Machine Learning
Key Concepts
Must-know Terms
Core Machine Learning Concepts & Terminology
Before diving into algorithms, it’s critical to understand the common language of Machine Learning — datasets, features, labels, loss, overfitting, generalization and more.
Datasets, Features & Labels
A typical ML dataset can be represented as a matrix \(X\) (rows = samples, columns = features) and a target vector \(y\) (labels).
- Sample / Instance: a single row of data (e.g., one customer, one transaction).
- Feature: an input variable (age, income, number of clicks).
- Label / Target: what we want to predict (price, churn yes/no).
samples
features
labels
tabular data
Training, Validation & Test Sets
We split the dataset to estimate how well our model will perform on unseen data:
- Training set: used to fit the model parameters.
- Validation set: used for model selection and hyperparameter tuning.
- Test set: used once at the end to report final performance.
Rule of thumb: never use your test data to make modeling decisions. That leads to optimistic and unreliable metrics.

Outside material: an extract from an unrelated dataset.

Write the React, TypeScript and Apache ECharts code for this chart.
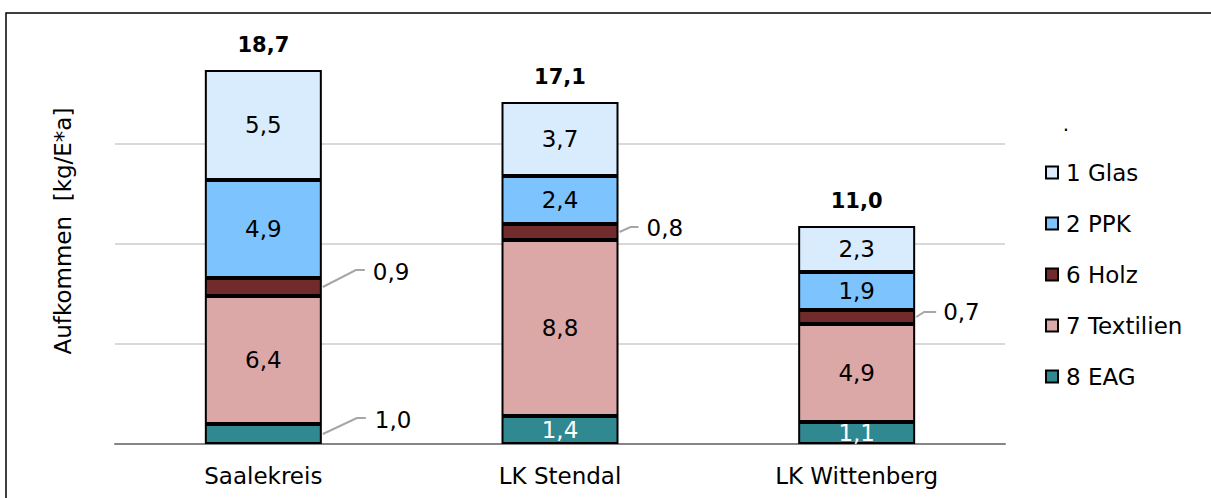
import React, { useEffect, useRef } from "react";
import * as echarts from "echarts";

const categories = ["Saalekreis", "LK Stendal", "LK Wittenberg"];
const eag = [1.0, 1.4, 1.1];
const textilien = [6.4, 8.8, 4.9];
const holz = [0.9, 0.8, 0.7];
const ppk = [4.9, 2.4, 1.9];
const glas = [5.5, 3.7, 2.3];
const totals = [18.7, 17.1, 11.0];
const zeros = [0, 0, 0];

const FONT = "DejaVu Sans";
const fmt = (v: number) => v.toFixed(1).replace(".", ",");

export default function App() {
  const ref = useRef<HTMLDivElement>(null);
  useEffect(() => {
    if (!ref.current) return;
    const chart = echarts.init(ref.current, null, { renderer: "svg" });
    const BW = 117;
    const inside = (color = "#000") => ({
      show: true,
      position: "inside" as const,
      color,
      fontSize: 23,
      fontFamily: FONT,
      formatter: (p: any) => fmt(p.value),
    });
    const outside = (off: number[]) => ({
      show: true,
      position: "right" as const,
      distance: 0,
      offset: off,
      color: "#000",
      fontSize: 23,
      fontFamily: FONT,
      formatter: (p: any) => fmt(p.value),
    });
    const holzOffsets = [[51, -15], [28, -4], [28, -5]];
    const border = { borderColor: "#000", borderWidth: 2 };
    chart.setOption({
      animation: false,
      backgroundColor: "#fff",
      grid: { left: 115, right: 206, top: 44, bottom: 54 },
      xAxis: {
        type: "category",
        data: categories,
        axisLine: { lineStyle: { color: "#868686", width: 2 } },
        axisTick: { show: false },
        axisLabel: { color: "#000", fontSize: 23, fontFamily: FONT, margin: 20 },
      },
      yAxis: {
        type: "value",
        min: 0,
        max: 20,
        interval: 5,
        axisLine: { show: false },
        axisTick: { show: false },
        axisLabel: { show: false },
        splitLine: {
          lineStyle: {
            color: ["#d9d9d9", "#d9d9d9", "#d9d9d9", "#d9d9d9", "rgba(0,0,0,0)"],
            width: 2,
          },
        },
      },
      legend: {
        orient: "vertical",
        left: 1040,
        top: 156,
        itemGap: 28,
        itemWidth: 12,
        itemHeight: 12,
        icon: "rect",
        data: ["1 Glas", "2 PPK", "6 Holz", "7 Textilien", "8 EAG"],
        itemStyle: { borderColor: "#000", borderWidth: 2 },
        textStyle: { color: "#000", fontSize: 23, fontFamily: FONT, padding: [0, 0, 0, 3] },
      },
      series: [
        {
          name: "8 EAG",
          type: "bar",
          stack: "s",
          barWidth: BW,
          itemStyle: { color: "#308890", ...border },
          data: eag.map((v, i) =>
            i === 0 ? { value: v, label: outside([53, -14]) } : { value: v, label: inside("#fff") }
          ),
        },
        {
          name: "7 Textilien",
          type: "bar",
          stack: "s",
          barWidth: BW,
          itemStyle: { color: "#dba7a7", ...border },
          label: inside(),
          data: textilien,
        },
        {
          name: "6 Holz",
          type: "bar",
          stack: "s",
          barWidth: BW,
          itemStyle: { color: "#722b2c", ...border },
          data: holz.map((v, i) => ({ value: v, label: outside(holzOffsets[i]) })),
        },
        {
          name: "2 PPK",
          type: "bar",
          stack: "s",
          barWidth: BW,
          itemStyle: { color: "#7dc3fd", ...border },
          label: inside(),
          data: ppk,
        },
        {
          name: "1 Glas",
          type: "bar",
          stack: "s",
          barWidth: BW,
          itemStyle: { color: "#d9ecfd", ...border },
          label: inside(),
          data: glas,
        },
        {
          name: "Summe",
          type: "bar",
          stack: "s",
          barWidth: BW,
          itemStyle: { color: "rgba(0,0,0,0)", borderWidth: 0 },
          label: {
            show: true,
            position: "top",
            distance: 15,
            color: "#000",
            fontSize: 21,
            fontWeight: "bold",
            fontFamily: FONT,
            formatter: (p: any) => fmt(totals[p.dataIndex]),
          },
          data: zeros,
        },
      ],
    });

    // leader lines computed from the chart's own scales
    const px = (i: number, v: number) => chart.convertToPixel({ xAxisIndex: 0, yAxisIndex: 0 }, [i, v]) as number[];
    const leaders: any[] = [];
    const addLeader = (i: number, lo: number, hi: number, kdx: number, kdy: number, hlen: number) => {
      const p = px(i, (lo + hi) / 2);
      const x0 = p[0] + BW / 2 + 1;
      const y0 = p[1];
      leaders.push({
        type: "polyline",
        shape: { points: [[x0, y0], [x0 + kdx, y0 + kdy], [x0 + kdx + hlen, y0 + kdy]] },
        style: { stroke: "#a6a6a6", lineWidth: 2, fill: null },
        z: 10,
      });
    };
    addLeader(0, 0, eag[0], 34, -16, 9);
    const holzLeader = [[33, -17, 9], [11, -5, 8], [8, -5, 12]];
    holz.forEach((v, i) => {
      const lo = eag[i] + textilien[i];
      addLeader(i, lo, lo + v, holzLeader[i][0], holzLeader[i][1], holzLeader[i][2]);
    });

    chart.setOption({
      graphic: [
        {
          type: "rect",
          shape: { x: 6, y: 13, width: 1240, height: 520 },
          style: { stroke: "#000", lineWidth: 1.5, fill: null },
          silent: true,
        },
        {
          type: "text",
          x: 63,
          y: 231,
          rotation: Math.PI / 2,
          style: {
            text: "Aufkommen  [kg/E*a]",
            fontSize: 23,
            fontFamily: FONT,
            fill: "#000",
            align: "center",
            verticalAlign: "middle",
          },
        },
        {
          type: "text",
          x: 1066,
          y: 134,
          style: { text: ".", fontSize: 20, fontFamily: FONT, fill: "#000", align: "center", verticalAlign: "bottom" },
        },
        ...leaders,
      ],
    });
    return () => chart.dispose();
  }, []);
  return (
    <div
      ref={ref}
      style={{ position: "fixed", left: 0, top: 0, width: 1211, height: 498, background: "#fff" }}
    />
  );
}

Overfitting vs Underfitting
Models must balance fit and simplicity:
- Underfitting: model is too simple, cannot capture the pattern (high bias).
- Overfitting: model memorizes noise in training data (high variance).
- Just right: low training error and low validation error.
Loss Functions & Evaluation Metrics
During training, we minimize a loss function. After training, we report metrics that are easier to interpret.
- Regression: MSE, RMSE, MAE, \(R^2\).
- Classification: Accuracy, Precision, Recall, F1‑Score, ROC‑AUC.